During the engagement, Finch visited Jeun Sokha every day. Kien Svay became Finch’s refuge from the city, he said, far away from the violence breaking out on Phnom Penh’s streets after the 1998 elections. It was the place where his wife was born, the place where Jeun Sokha would later be married, and later still, where she would be cremated.
Finch was also drawn to her family, who grew to accept him as a member of the clan, even after Jeun Sokha was dead.
As he pulled into the lane leading to the farm on his recent visit, neighbors called out to greet him by name. At the house, his mother-in-law swept him into her arms and sat him down with a cup of tea while she sent for his boy, Sokheng.
Finch had brought a motorcycle helmet for Sokheng, a gift from a friend. The boy put it on and wouldn’t take it off. He squirmed in his father’s lap, showering him with wet kisses before running off to play in the dirt.
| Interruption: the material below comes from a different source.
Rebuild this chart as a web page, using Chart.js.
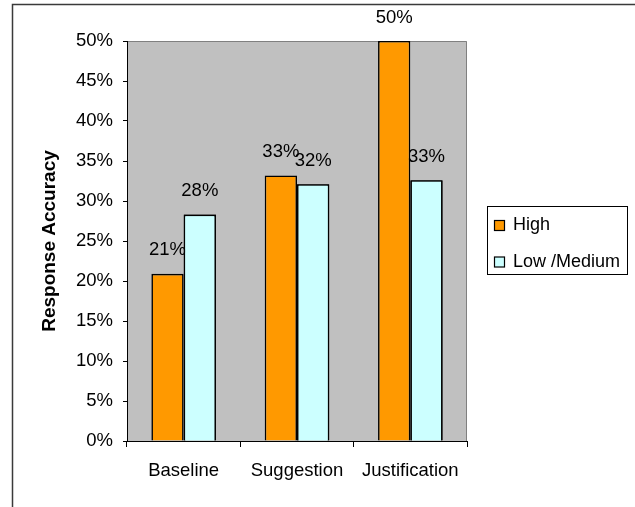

Father and son later made their daily visit to Jeun Sokha’s shrine in the family garden. The boy took lighted incense from his father and planted it next to his mother’s ashes. Finch held up a snapshot of the dead woman. The boy said “Mummy” brightly and kissed the image.
When his wife was killed, Finch immediately thought of leaving Cambodia. “I would have gotten on a plane right away if it hadn’t been for my boy,” he said.
Later he decided to stay. He is afraid that people in England wouldn’t understand what had happened to him, that in the back of their minds they would think he’d brought the calamity on himself by choosing to live in a dangerous country. He is afraid he would forget his life here, that his “marriage to Sokha would become a dream.”
When construction is finished on the new cafe, his wife’s younger sister will come to help him run it and his son will come back to live with him.
Finch wants his son to grow up in Cambodia so he is near his grandparents, whom he feels he has deprived of a daughter. It’s his wife’s family who have helped him to cope with her death, he said, and it’s her death that’s brought him closer to them than if they were blood relatives.
“People respected us,” Finch said of his marriage. “I didn’t get a girl from a bar. I didn’t feel like a Western man with an Asian wife. And she didn’t marry me because she wanted to leave Cambodia….
“We did it right, and by doing it right, I have a family.” The party for the opening of Sokha’s Peace Cafe, at 234 St 63, on Friday is free, but donations to NGO the Working Group for Weapons Reduction will be gratefully accepted.